Structurally, the power strip, stripr, is divided into modules that can extend and rotate, giving more room for diverse plug designs. An LCD display shows real time voltages across each module, and this information is also sent to the cloud where it can be analyzed and the results sent wirelessly to the user's computer or phone.

How we built it

The structural parts of the power strip were built by 3D-printing ABS filament, and the modules are connected by adjustable metal rods which house the wires connecting the modules. We then built a circuit connecting an Arduino with a LCD display, the system also serving as a digital multimeter that measures voltage drops. The Arduino then sends the voltage numbers to a computing system where it can be stored as a text file in the cloud.

For the sake of the prototype and due to limitations in size, parts, and time, the Arduino, breadboards, and circuit wiring are attached to the power strip on the outside.

Challenges we ran into

Due to fire hazard regulations, we couldn't actually plug our power strip into a power source, so in order to demonstrate the function of the prototype, we compromised by wiring 9V batteries, with a small rotating camera appliance, internally through the power strip. We recognize that this isn't exactly how our product will function, but due to the challenge of testing, we decided that using a battery driven motor was the best substitute to mimic a real power supply and appliance.

In addition, we faced difficulty in transmitting the voltage data over the WiFi network. While the system properly provides real time voltage values, it was only able to properly send it to a computer using a direct USB connection. After hours of debugging and reconfiguration, we attribute this setback to the security of the University of Chicago's wireless networks, since the WiFi requires additional security information the Arduino cannot provide and it probably also has other firewall and security features that would affect connectivity. Therefore, the current strip only provides real time information on the LCD display.
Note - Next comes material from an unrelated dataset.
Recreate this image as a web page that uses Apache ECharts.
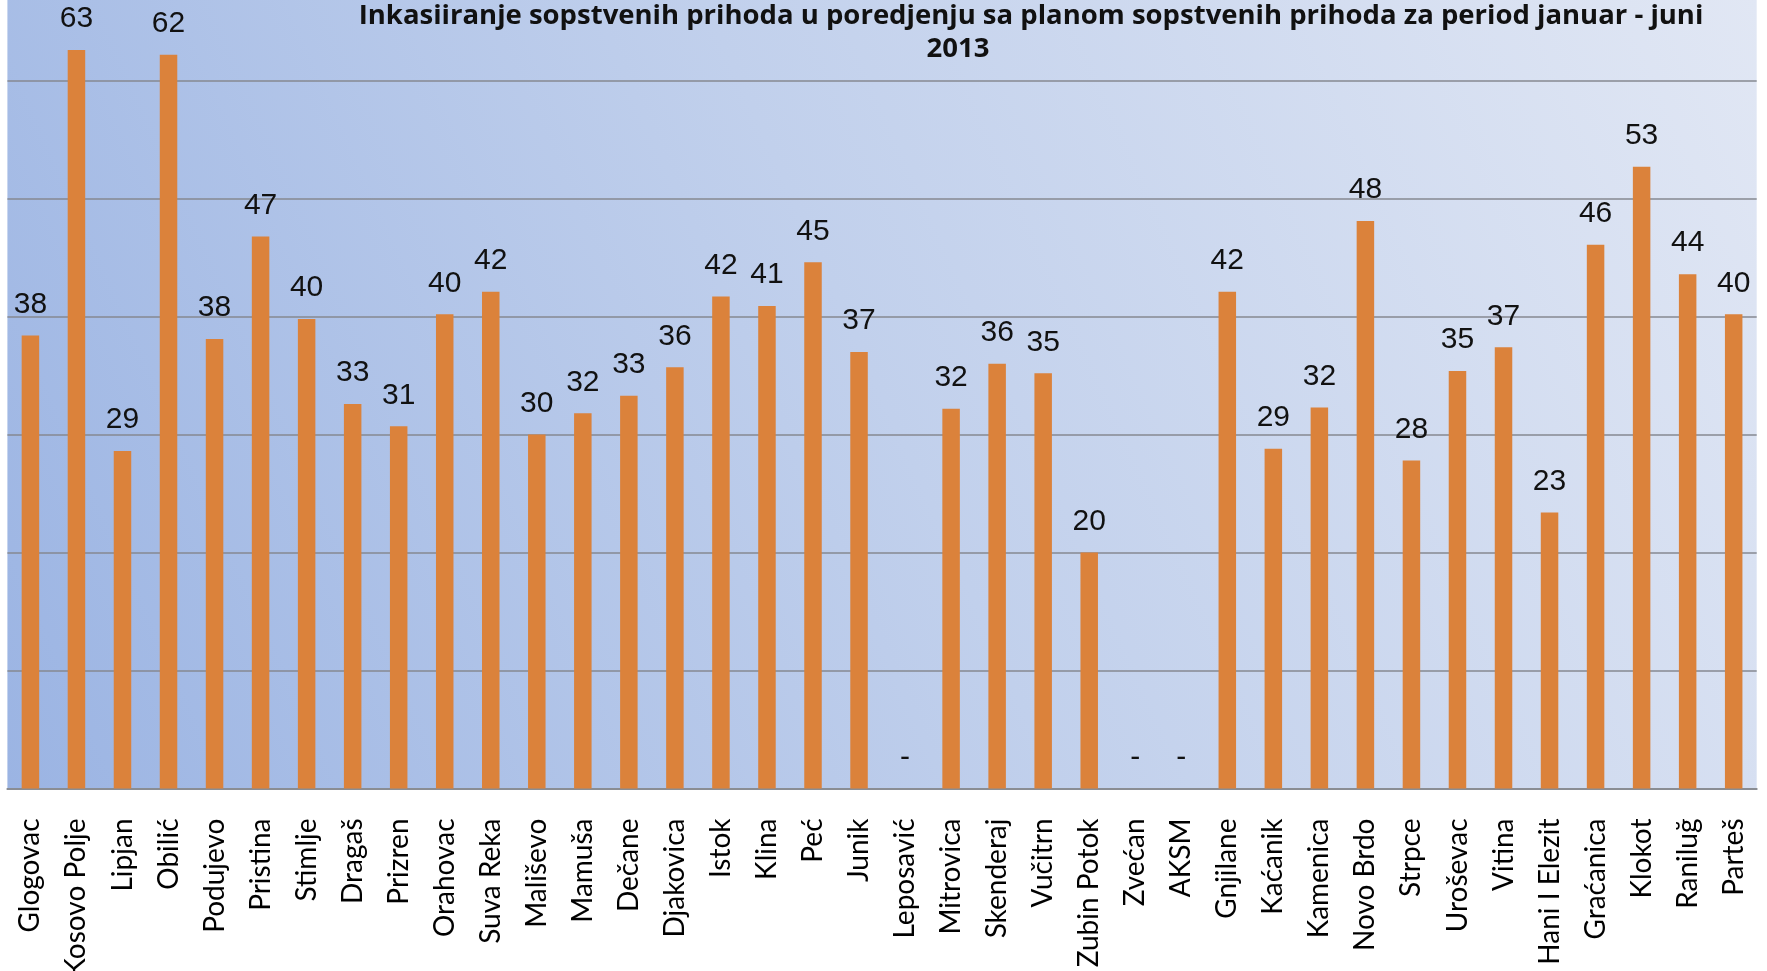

Accomplishments that we're proud of

We went through an iterative design process to ensure that we had a quality finished product with complex ideas. We were able to embed a microcontroller to make a "smart" power strip, and we were able to minimize the disadvantages of 3D printing in regards to tolerance.

What we learned

Through this project, we learned a lot about the vast abilities and functions of microcontrollers as well as how to develop advanced Arduino programming functions. We discovered better ways to wire circuits and design hardware, paying special attention to structural integrity. We also got a chance to dive into the world of internet connected devices and the analytics one could potentially unveil using it.

What's next for stripr

Our next steps for stripr would be to formally flesh out the modular concept. We would develop detachable modules, which would allow the product to be customized to each customers needs, such as more USB ports or international outlets. Additionally, we would create an application interface to complement the device.